One mother laughed. “Our little ‘Biscuit’ has grown up. Six jars! She can brag in the family group chat now.”
The other mother smiled. “Professor Shen will be thrilled; she’s always complaining no one drinks her grape wine. Now she has a major recruit.”
The mother Chi Yun called “Mommy” brushed a finger against her face, then looked up with a sudden worry. “Should we wake her? If she rolls over, she’ll fall…”

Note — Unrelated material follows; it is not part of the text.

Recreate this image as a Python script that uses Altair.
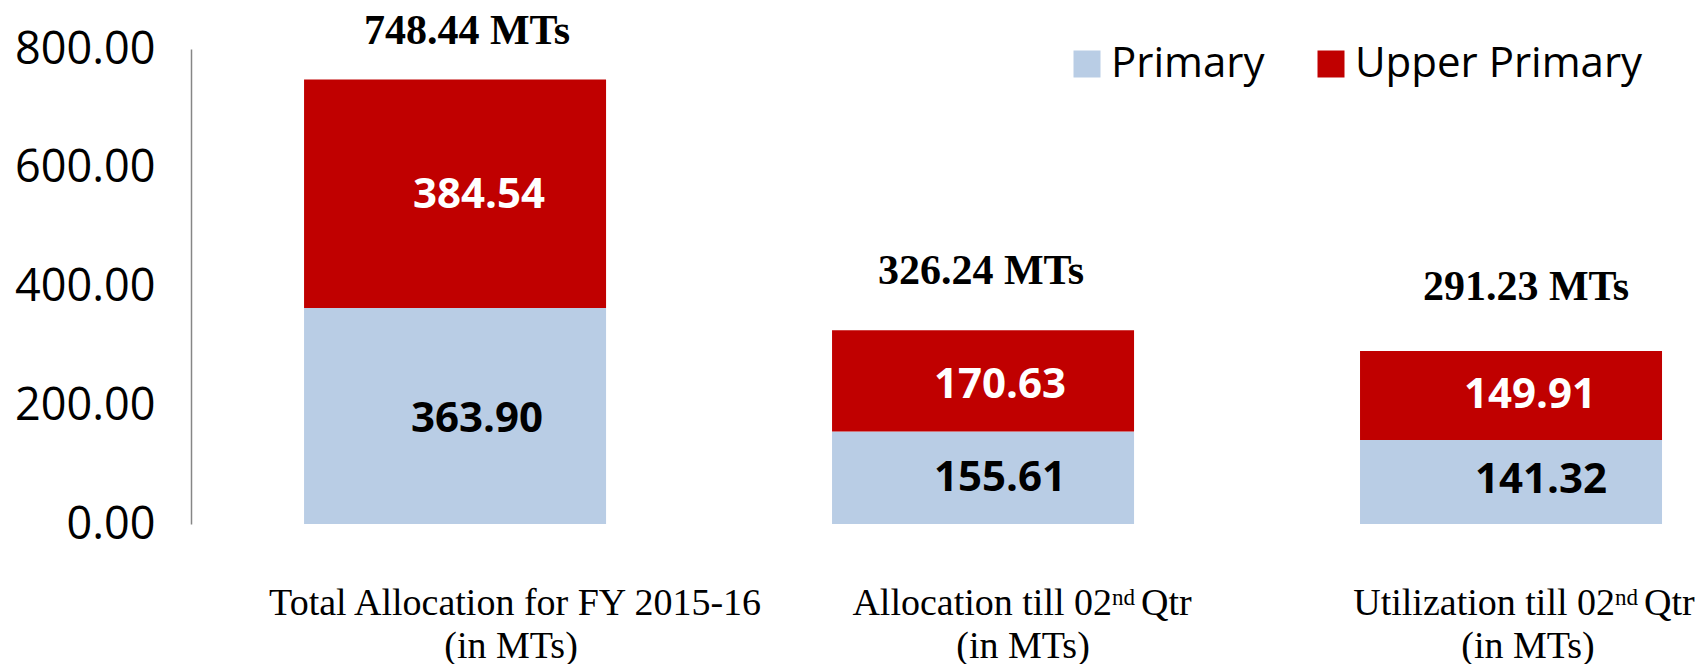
import altair as alt
import pandas as pd

# ---------------- data ----------------
categories = [
    "Total Allocation for FY 2015-16 (in MTs)",
    "Allocation till 02nd Qtr (in MTs)",
    "Utilization till 02nd Qtr (in MTs)",
]
series_names = ["Primary", "Upper Primary"]
primary = [363.90, 155.61, 141.32]
upper_primary = [384.54, 170.63, 149.91]
totals = [748.44, 326.24, 291.23]
y_ticks = [0, 200, 400, 600, 800]

# x-axis label text pieces (line 1 = main + superscript + tail, line 2)
label_main = ["Total Allocation for FY 2015-16", "Allocation till 02", "Utilization till 02"]
label_sup = ["", "nd", "nd"]
label_tail = ["", "Qtr", "Qtr"]
label_line2 = ["(in MTs)", "(in MTs)", "(in MTs)"]

# ---------------- styles ----------------
colors = ["#B9CDE5", "#C00000"]
seg_text_color = {"Primary": "#000000", "Upper Primary": "#FFFFFF"}
# per-bar label nudges (pixels)
seg_dx = {(0, "Primary"): 22, (0, "Upper Primary"): 24,
          (1, "Primary"): 17, (1, "Upper Primary"): 17,
          (2, "Primary"): 30, (2, "Upper Primary"): 19}
seg_dy = {(0, "Primary"): 3, (0, "Upper Primary"): 1,
          (1, "Primary"): 0, (1, "Upper Primary"): 4,
          (2, "Primary"): -2, (2, "Upper Primary"): -1}
tot_dx = [12, -2, 15]
tot_dy = [-36, -46, -51]
line1_center_dx = [60, 42, 19]
sup_anchor_dx = [None, 129, 104]
line2_dx = [56, 40, 17]
line1_dy = 91
sup_dy = 81
line2_dy = 134
tail_gap = 29

# ---------------- tables ----------------
rows = []
for i, cat in enumerate(categories):
    for o, (s, vals) in enumerate([("Primary", primary), ("Upper Primary", upper_primary)]):
        rows.append({"category": cat, "series": s, "value": vals[i], "order": o,
                     "label": f"{vals[i]:.2f}"})
df = pd.DataFrame(rows)

tot_df = pd.DataFrame({"category": categories, "total": totals,
                       "label": [f"{t:.2f} MTs" for t in totals]})
lab_df = pd.DataFrame({"category": categories, "main": label_main, "sup": label_sup,
                       "tail": label_tail, "line2": label_line2})

x_enc = alt.X("category:N", sort=categories, axis=None,
              scale=alt.Scale(paddingInner=0.428, paddingOuter=0.1345, align=0.796))
x_plain = alt.X("category:N", sort=categories, axis=None)
y_axis = alt.Axis(values=y_ticks, format=".2f", title=None, grid=False, ticks=False,
                  tickSize=0, labelFont="Open Sans", labelFontSize=45, labelColor="#000000",
                  labelPadding=36, domainColor="#868686", domainWidth=1.5)
y_scale = alt.Scale(domain=[0, 800], nice=False, zero=True)

bars = alt.Chart(df).mark_bar().encode(
    x=x_enc,
    y=alt.Y("value:Q", stack="zero", scale=y_scale, axis=y_axis),
    color=alt.Color("series:N", scale=alt.Scale(domain=series_names, range=colors),
                    legend=alt.Legend(title=None, orient="none", legendX=875, legendY=-6,
                                      direction="horizontal", symbolType="square",
                                      symbolSize=729, symbolStrokeWidth=0,
                                      labelFont="Open Sans", labelFontSize=42,
                                      labelColor="#000000", labelOffset=3,
                                      labelLimit=400, columnPadding=45, padding=0)),
    order=alt.Order("order:Q"),
)

layers = [bars]

stacked = alt.Chart(df).transform_stack(
    stack="value", groupby=["category"], as_=["v0", "v1"],
    sort=[alt.SortField("order", order="ascending")]
).transform_calculate(mid="(datum.v0 + datum.v1) / 2")

for i, cat in enumerate(categories):
    for s in series_names:
        layers.append(
            stacked.transform_filter(
                f"datum.category == '{cat}' && datum.series == '{s}'"
            ).mark_text(font="Open Sans", fontWeight="bold", fontSize=42,
                        color=seg_text_color[s], baseline="middle", align="center",
                        dx=seg_dx[(i, s)], dy=seg_dy[(i, s)]).encode(
                x=x_plain, y=alt.Y("mid:Q", scale=y_scale, axis=y_axis), text="label:N")
        )

    layers.append(
        alt.Chart(tot_df).transform_filter(f"datum.category == '{cat}'").mark_text(
            font="Liberation Serif", fontWeight="bold", fontSize=42, color="#000000",
            baseline="alphabetic", align="center", dx=tot_dx[i], dy=tot_dy[i]).encode(
            x=x_plain, y=alt.Y("total:Q", scale=y_scale, axis=y_axis), text="label:N")
    )

    lab = alt.Chart(lab_df).transform_filter(f"datum.category == '{cat}'")
    serif = dict(font="Liberation Serif", color="#000000", baseline="alphabetic")
    if label_sup[i]:
        layers.append(lab.mark_text(fontSize=38, align="right", dx=sup_anchor_dx[i],
                                    dy=line1_dy, **serif).encode(
            x=x_plain, y=alt.datum(0), text="main:N"))
        layers.append(lab.mark_text(fontSize=23, align="left", dx=sup_anchor_dx[i],
                                    dy=sup_dy, **serif).encode(
            x=x_plain, y=alt.datum(0), text="sup:N"))
        layers.append(lab.mark_text(fontSize=38, align="left",
                                    dx=sup_anchor_dx[i] + tail_gap, dy=line1_dy,
                                    **serif).encode(
            x=x_plain, y=alt.datum(0), text="tail:N"))
    else:
        layers.append(lab.mark_text(fontSize=38, align="center", dx=line1_center_dx[i],
                                    dy=line1_dy, **serif).encode(
            x=x_plain, y=alt.datum(0), text="main:N"))
    layers.append(lab.mark_text(fontSize=38, align="center", dx=line2_dx[i],
                                dy=line2_dy, **serif).encode(
        x=x_plain, y=alt.datum(0), text="line2:N"))

chart = alt.layer(*layers).properties(
    width=1500, height=475,
    padding={"left": 183, "top": 41, "right": 6, "bottom": 148},
    autosize=alt.AutoSizeParams(type="none"),
).configure_view(stroke=None)

chart.save("out.html", embed_options={"renderer": "svg", "actions": False})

“She’s a quiet sleeper,” the other replied. “But it’ll be cold once the sun goes down.” She took off her jacket and draped it over Chi Yun, tying the sleeves around the tree trunk. The jacket wrapped the child like a cocoon, leaving only her head peeking out. It was both warm and a safety harness. “Let her sleep. Let’s go cook.”
They took another photo—the second one now in Li Zhou’s hand.
The little one slept for four hours. When she finally woke up, it was dark. Her first act was to yawn and greet the tree. “A-Li, I’m awake.”
She tried to stretch, but the jacket held her tight. She sniffed the scent on the fabric and realized what it was. She looked toward the glowing windows of the house and shouted like a little turtle stretching its neck: “Mommy—I’m stuck in your clothes! I… I can’t move—!”
A mother came running out and rescued her. Freed, Chi Yun wobbled on the branch. “Mommy, if I fall, will you catch me?”
“Of course,” the mother said calmly, not even raising her hands.
“I’m falling then…” The child tucked her limbs in and tipped over like a little bug, dropping from the branch—and landing thump right into her mother’s arms.
Li Zhou remembered the sound of her giggling and her boasting about her “six jars” as they walked inside. She watched them go, and the warmth of Chi Yun’s body lingered on her bark for a long time before it faded.